IŞİD'in Kobani'ye saldırması üzerine, Kobani'de destek eylemleri kapsamında Diyarbakır-Nusaybin arasında midibüs işleten Abdulhalim Özdemir, 4 Ekim 2014'te Nusaybin'den barış annelerini Şanlıurfa'nın Suruç İlçesi'ne götürdü. Suruç- Kobani sınırında oluşturulan insan zinciri eylemi sırasında olaylar çıkarken, askerlerin attığı gaz bombasının isabet etmesi sonucu Özdemir'in midibüsü yandı.
Kredi ile aldığı midübüsü yangında kül olan Abdulhalim Özdemir, 5 Ekim tarihinde Suruç Cumhuriyet savcılığına olayla ilgili askerler hakkında suç duyurusunda bulundu. Suruç Cumhuryet Savcılığı, yapılan suç duyurusu ile ilgili takipsizlik kararı verirken, Özdemir hakkında, 'kanuna aykırı toplantı ve gösteri yürüyüşleri düzenleme, yönetme ve bunların hareketlerine katılma' gerekçesiyle iddianame hazırladı.
Suruç Asliye Ceza Mahkemesi tarafından kabul edilen iddianamede Özdemir için 1.5 ile 5 yıla kadar hapis cezası istendi.

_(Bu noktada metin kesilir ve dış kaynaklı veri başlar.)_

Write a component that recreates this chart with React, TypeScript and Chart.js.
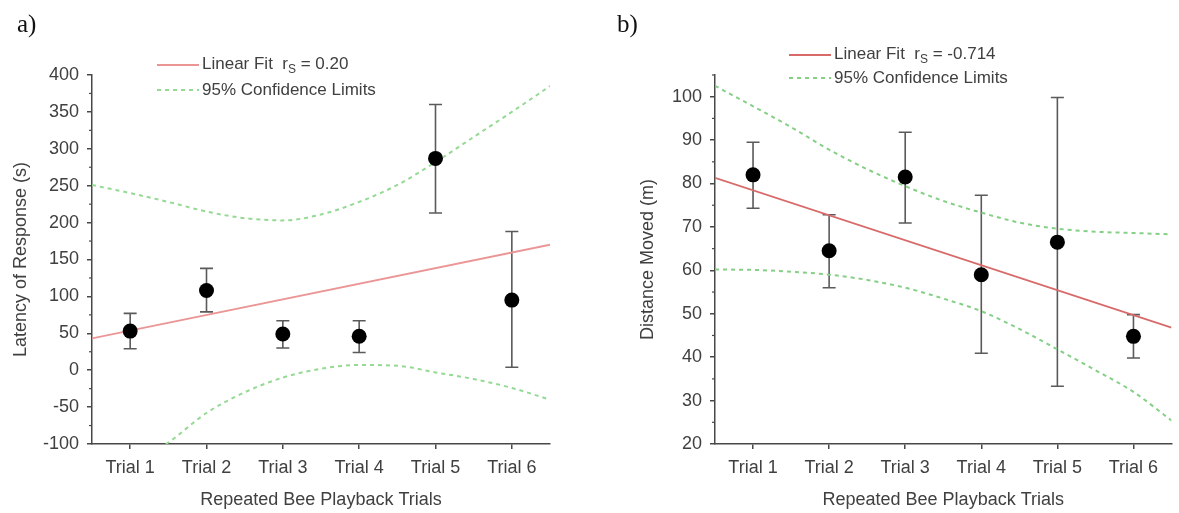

Özdemir'in avukatı Kamuran Tarhan, müvekilinin kredi çekerek aldığı midibüsünün gaz atılması sonucu tamamen kül olduğunu belirterek, "Yapılan suç duyurusunda deliller karartılarak takipsizlik verildiği yetmemiş gibi müvekilim hakkında dava açıldı. Biz takipsizlik kararına itiraz edeceğiz. Müvekilimin aracığı sigortalı olmasına rağmen sigorta şirketi de tazminatı vermiyor. Türkiye'de adalet aramak, hak aramak böyle bir şey, yani hakkınızı aradığınızda başka bir ceza ile her an karşılaşabilirsiniz. Müvekkilim şimdi zor durumda ve işsiz. Müvekilim hakkında dava açılmasına sebep olan ifadeleri de başka yerden askerler vermiş. Biz yasal yollardan hakkımızı aramaya devam edeceğiz" dedi.